En pratique, ces ordres de grandeur plaident pour un tir qui place l’axe d’impact vers une zone dégagée, avec altitude suffisante pour que la dissipation d’énergie se fasse loin des navires.

La gouvernance du risque : faible regret et exploitation post-tir

Sous incertitude, la méthode la plus robuste s’articule en trois temps :

  1. Surveillance renforcée et attribution : capteurs hétérogènes, triangulation, corrélation radiofréquences. Si l’objet transmet, il existe une piste d’origine.
  2. Interdiction graduée : avertissements, manœuvres d’évitement, tir à faible effet en zone sûre. La décision passe au palier suivant uniquement si la menace s’accroît ou persiste.
  3. Bouclage informationnel : récupération de débris (si possible), mesures de retombées, enregistrement des paramètres tir et capteurs. Cela réduit l’incertitude pour les engagements suivants et permet d’ajuster les règles d’engagement.

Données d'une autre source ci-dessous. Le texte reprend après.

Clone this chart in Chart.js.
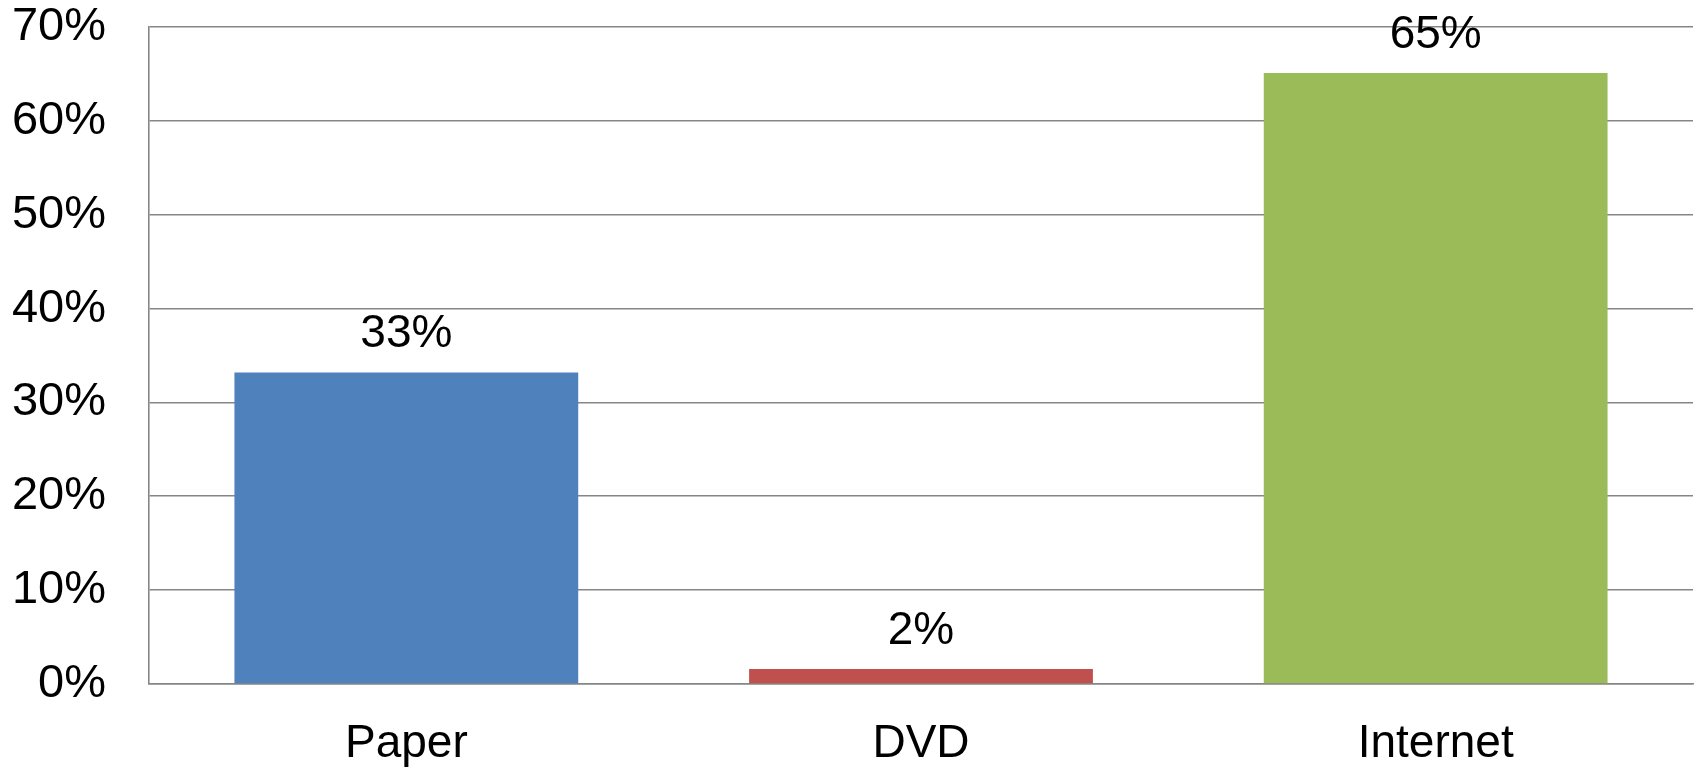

Le verdict : autoriser, oui, mais seulement avec des garde-fous

Il est possible d’autoriser un tir sur un Orb dont la technologie est inconnue, à condition d’aligner simultanément trois conditions : menace crédible et immédiate, géométrie d’engagement qui minimise les dommages collatéraux, et choix d’une munition adaptée à un « premier palier » de risque. Tirer « fort » d’emblée peut créer un pari non nécessaire si l’objet est énergisé. Tirer « trop faible » à répétition peut laisser filer une menace réelle. Le pilotage fin des paliers, la discipline de tir et la collecte post-frappe deviennent la vraie supériorité opérationnelle : face à l’inconnu, ce n’est pas l’arme la plus puissante qui protège le mieux, c’est la méthode qui tolère le moins d’erreurs sans fermer la porte à l’action.